Output all lines exactly, with nothing added or dropped.
---------- Information provided ----------
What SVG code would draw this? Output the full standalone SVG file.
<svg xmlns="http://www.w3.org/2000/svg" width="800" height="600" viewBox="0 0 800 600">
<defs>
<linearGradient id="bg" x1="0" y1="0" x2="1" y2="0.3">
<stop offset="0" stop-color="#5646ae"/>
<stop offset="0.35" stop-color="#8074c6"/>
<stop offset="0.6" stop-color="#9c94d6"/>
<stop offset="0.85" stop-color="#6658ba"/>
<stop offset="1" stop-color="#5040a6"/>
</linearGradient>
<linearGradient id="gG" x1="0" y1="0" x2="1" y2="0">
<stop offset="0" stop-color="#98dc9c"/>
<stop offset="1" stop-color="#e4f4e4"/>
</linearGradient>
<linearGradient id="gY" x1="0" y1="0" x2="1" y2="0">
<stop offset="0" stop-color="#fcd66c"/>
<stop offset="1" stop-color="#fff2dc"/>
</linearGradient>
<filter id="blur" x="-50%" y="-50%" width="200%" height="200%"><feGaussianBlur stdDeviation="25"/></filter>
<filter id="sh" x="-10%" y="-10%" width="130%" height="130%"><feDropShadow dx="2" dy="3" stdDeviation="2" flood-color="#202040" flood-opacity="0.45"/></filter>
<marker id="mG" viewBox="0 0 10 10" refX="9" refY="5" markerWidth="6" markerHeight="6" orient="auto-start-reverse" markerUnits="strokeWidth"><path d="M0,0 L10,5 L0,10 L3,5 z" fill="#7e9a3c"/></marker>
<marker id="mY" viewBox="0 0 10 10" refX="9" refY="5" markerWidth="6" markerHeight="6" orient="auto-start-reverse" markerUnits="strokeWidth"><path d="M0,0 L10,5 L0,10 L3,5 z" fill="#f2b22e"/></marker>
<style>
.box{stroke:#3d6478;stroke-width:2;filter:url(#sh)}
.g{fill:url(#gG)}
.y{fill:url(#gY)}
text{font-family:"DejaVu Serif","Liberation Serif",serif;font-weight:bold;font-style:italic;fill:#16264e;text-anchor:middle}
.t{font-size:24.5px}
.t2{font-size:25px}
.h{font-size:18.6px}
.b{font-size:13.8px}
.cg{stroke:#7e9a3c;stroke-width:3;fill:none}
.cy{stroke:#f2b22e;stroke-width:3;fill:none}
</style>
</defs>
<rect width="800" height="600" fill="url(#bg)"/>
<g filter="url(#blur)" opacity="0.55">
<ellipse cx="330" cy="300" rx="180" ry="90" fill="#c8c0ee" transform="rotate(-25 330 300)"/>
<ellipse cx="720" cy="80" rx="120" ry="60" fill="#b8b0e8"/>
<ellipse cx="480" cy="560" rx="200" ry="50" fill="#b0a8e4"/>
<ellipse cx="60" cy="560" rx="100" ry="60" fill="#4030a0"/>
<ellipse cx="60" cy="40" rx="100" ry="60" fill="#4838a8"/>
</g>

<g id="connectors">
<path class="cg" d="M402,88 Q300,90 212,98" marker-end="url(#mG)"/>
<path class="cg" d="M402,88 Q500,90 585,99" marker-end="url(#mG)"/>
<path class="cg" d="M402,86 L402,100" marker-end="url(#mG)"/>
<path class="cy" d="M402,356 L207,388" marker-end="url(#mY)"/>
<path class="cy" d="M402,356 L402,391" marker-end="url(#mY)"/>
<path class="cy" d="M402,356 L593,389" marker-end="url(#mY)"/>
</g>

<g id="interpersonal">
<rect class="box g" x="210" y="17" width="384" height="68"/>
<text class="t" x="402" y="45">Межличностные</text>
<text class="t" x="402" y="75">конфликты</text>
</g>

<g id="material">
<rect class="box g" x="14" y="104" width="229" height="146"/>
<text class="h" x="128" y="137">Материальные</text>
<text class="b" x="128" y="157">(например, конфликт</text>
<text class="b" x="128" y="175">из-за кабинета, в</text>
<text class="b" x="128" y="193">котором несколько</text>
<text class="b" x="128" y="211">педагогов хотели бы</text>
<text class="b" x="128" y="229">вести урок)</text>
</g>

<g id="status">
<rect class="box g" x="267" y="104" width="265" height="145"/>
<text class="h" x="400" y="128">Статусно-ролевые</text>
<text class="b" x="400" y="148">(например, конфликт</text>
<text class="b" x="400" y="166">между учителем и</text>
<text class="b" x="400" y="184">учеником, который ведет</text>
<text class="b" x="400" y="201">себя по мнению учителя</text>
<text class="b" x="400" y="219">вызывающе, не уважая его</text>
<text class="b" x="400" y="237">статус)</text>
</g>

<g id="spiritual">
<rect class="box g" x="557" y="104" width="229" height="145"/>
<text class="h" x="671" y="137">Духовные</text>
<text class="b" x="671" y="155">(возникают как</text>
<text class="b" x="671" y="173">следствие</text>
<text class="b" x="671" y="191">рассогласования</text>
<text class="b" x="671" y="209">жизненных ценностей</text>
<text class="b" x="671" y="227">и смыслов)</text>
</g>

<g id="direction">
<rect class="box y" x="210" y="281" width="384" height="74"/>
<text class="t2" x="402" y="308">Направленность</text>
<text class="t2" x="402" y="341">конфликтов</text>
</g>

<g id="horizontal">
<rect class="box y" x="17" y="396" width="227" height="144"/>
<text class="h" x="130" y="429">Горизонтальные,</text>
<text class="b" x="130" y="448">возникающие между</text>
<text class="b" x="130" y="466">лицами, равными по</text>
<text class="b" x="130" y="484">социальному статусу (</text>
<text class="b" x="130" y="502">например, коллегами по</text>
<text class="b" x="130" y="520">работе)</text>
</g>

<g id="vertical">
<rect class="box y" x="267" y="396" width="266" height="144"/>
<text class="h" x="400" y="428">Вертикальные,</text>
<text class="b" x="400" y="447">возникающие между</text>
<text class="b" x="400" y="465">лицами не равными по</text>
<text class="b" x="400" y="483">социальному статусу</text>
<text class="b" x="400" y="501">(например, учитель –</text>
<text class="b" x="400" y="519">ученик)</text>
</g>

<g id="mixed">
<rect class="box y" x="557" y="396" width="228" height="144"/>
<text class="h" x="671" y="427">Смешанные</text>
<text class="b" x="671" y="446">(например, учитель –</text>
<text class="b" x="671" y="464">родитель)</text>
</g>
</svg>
----------
The solution
What SVG code would draw this? Output the full standalone SVG file.
<svg xmlns="http://www.w3.org/2000/svg" width="800" height="600" viewBox="0 0 800 600">
<defs>
<linearGradient id="bg" x1="0" y1="0" x2="1" y2="0.3">
<stop offset="0" stop-color="#5646ae"/>
<stop offset="0.35" stop-color="#8074c6"/>
<stop offset="0.6" stop-color="#9c94d6"/>
<stop offset="0.85" stop-color="#6658ba"/>
<stop offset="1" stop-color="#5040a6"/>
</linearGradient>
<linearGradient id="gG" x1="0" y1="0" x2="1" y2="0">
<stop offset="0" stop-color="#98dc9c"/>
<stop offset="1" stop-color="#e4f4e4"/>
</linearGradient>
<linearGradient id="gY" x1="0" y1="0" x2="1" y2="0">
<stop offset="0" stop-color="#fcd66c"/>
<stop offset="1" stop-color="#fff2dc"/>
</linearGradient>
<filter id="blur" x="-50%" y="-50%" width="200%" height="200%"><feGaussianBlur stdDeviation="25"/></filter>
<filter id="sh" x="-10%" y="-10%" width="130%" height="130%"><feDropShadow dx="2" dy="3" stdDeviation="2" flood-color="#202040" flood-opacity="0.45"/></filter>
<marker id="mG" viewBox="0 0 10 10" refX="9" refY="5" markerWidth="6" markerHeight="6" orient="auto-start-reverse" markerUnits="strokeWidth"><path d="M0,0 L10,5 L0,10 L3,5 z" fill="#7e9a3c"/></marker>
<marker id="mY" viewBox="0 0 10 10" refX="9" refY="5" markerWidth="6" markerHeight="6" orient="auto-start-reverse" markerUnits="strokeWidth"><path d="M0,0 L10,5 L0,10 L3,5 z" fill="#f2b22e"/></marker>
<style>
.box{stroke:#3d6478;stroke-width:2;filter:url(#sh)}
.g{fill:url(#gG)}
.y{fill:url(#gY)}
text{font-family:"DejaVu Serif","Liberation Serif",serif;font-weight:bold;font-style:italic;fill:#16264e;text-anchor:middle}
.t{font-size:24.5px}
.t2{font-size:25px}
.h{font-size:18.6px}
.b{font-size:13.8px}
.cg{stroke:#7e9a3c;stroke-width:3;fill:none}
.cy{stroke:#f2b22e;stroke-width:3;fill:none}
</style>
</defs>
<rect width="800" height="600" fill="url(#bg)"/>
<g filter="url(#blur)" opacity="0.55">
<ellipse cx="330" cy="300" rx="180" ry="90" fill="#c8c0ee" transform="rotate(-25 330 300)"/>
<ellipse cx="720" cy="80" rx="120" ry="60" fill="#b8b0e8"/>
<ellipse cx="480" cy="560" rx="200" ry="50" fill="#b0a8e4"/>
<ellipse cx="60" cy="560" rx="100" ry="60" fill="#4030a0"/>
<ellipse cx="60" cy="40" rx="100" ry="60" fill="#4838a8"/>
</g>

<g id="connectors">
<path class="cg" d="M402,88 Q300,90 212,98" marker-end="url(#mG)"/>
<path class="cg" d="M402,88 Q500,90 585,99" marker-end="url(#mG)"/>
<path class="cg" d="M402,86 L402,100" marker-end="url(#mG)"/>
<path class="cy" d="M402,356 L207,388" marker-end="url(#mY)"/>
<path class="cy" d="M402,356 L402,391" marker-end="url(#mY)"/>
<path class="cy" d="M402,356 L593,389" marker-end="url(#mY)"/>
</g>

<g id="interpersonal">
<rect class="box g" x="210" y="17" width="384" height="68"/>
<text class="t" x="402" y="45">Межличностные</text>
<text class="t" x="402" y="75">конфликты</text>
</g>

<g id="material">
<rect class="box g" x="14" y="104" width="229" height="146"/>
<text class="h" x="128" y="137">Материальные</text>
<text class="b" x="128" y="157">(например, конфликт</text>
<text class="b" x="128" y="175">из-за кабинета, в</text>
<text class="b" x="128" y="193">котором несколько</text>
<text class="b" x="128" y="211">педагогов хотели бы</text>
<text class="b" x="128" y="229">вести урок)</text>
</g>

<g id="status">
<rect class="box g" x="267" y="104" width="265" height="145"/>
<text class="h" x="400" y="128">Статусно-ролевые</text>
<text class="b" x="400" y="148">(например, конфликт</text>
<text class="b" x="400" y="166">между учителем и</text>
<text class="b" x="400" y="184">учеником, который ведет</text>
<text class="b" x="400" y="201">себя по мнению учителя</text>
<text class="b" x="400" y="219">вызывающе, не уважая его</text>
<text class="b" x="400" y="237">статус)</text>
</g>

<g id="spiritual">
<rect class="box g" x="557" y="104" width="229" height="145"/>
<text class="h" x="671" y="137">Духовные</text>
<text class="b" x="671" y="155">(возникают как</text>
<text class="b" x="671" y="173">следствие</text>
<text class="b" x="671" y="191">рассогласования</text>
<text class="b" x="671" y="209">жизненных ценностей</text>
<text class="b" x="671" y="227">и смыслов)</text>
</g>

<g id="direction">
<rect class="box y" x="210" y="281" width="384" height="74"/>
<text class="t2" x="402" y="308">Направленность</text>
<text class="t2" x="402" y="341">конфликтов</text>
</g>

<g id="horizontal">
<rect class="box y" x="17" y="396" width="227" height="144"/>
<text class="h" x="130" y="429">Горизонтальные,</text>
<text class="b" x="130" y="448">возникающие между</text>
<text class="b" x="130" y="466">лицами, равными по</text>
<text class="b" x="130" y="484">социальному статусу (</text>
<text class="b" x="130" y="502">например, коллегами по</text>
<text class="b" x="130" y="520">работе)</text>
</g>

<g id="vertical">
<rect class="box y" x="267" y="396" width="266" height="144"/>
<text class="h" x="400" y="428">Вертикальные,</text>
<text class="b" x="400" y="447">возникающие между</text>
<text class="b" x="400" y="465">лицами не равными по</text>
<text class="b" x="400" y="483">социальному статусу</text>
<text class="b" x="400" y="501">(например, учитель –</text>
<text class="b" x="400" y="519">ученик)</text>
</g>

<g id="mixed">
<rect class="box y" x="557" y="396" width="228" height="144"/>
<text class="h" x="671" y="427">Смешанные</text>
<text class="b" x="671" y="446">(например, учитель –</text>
<text class="b" x="671" y="464">родитель)</text>
</g>
</svg>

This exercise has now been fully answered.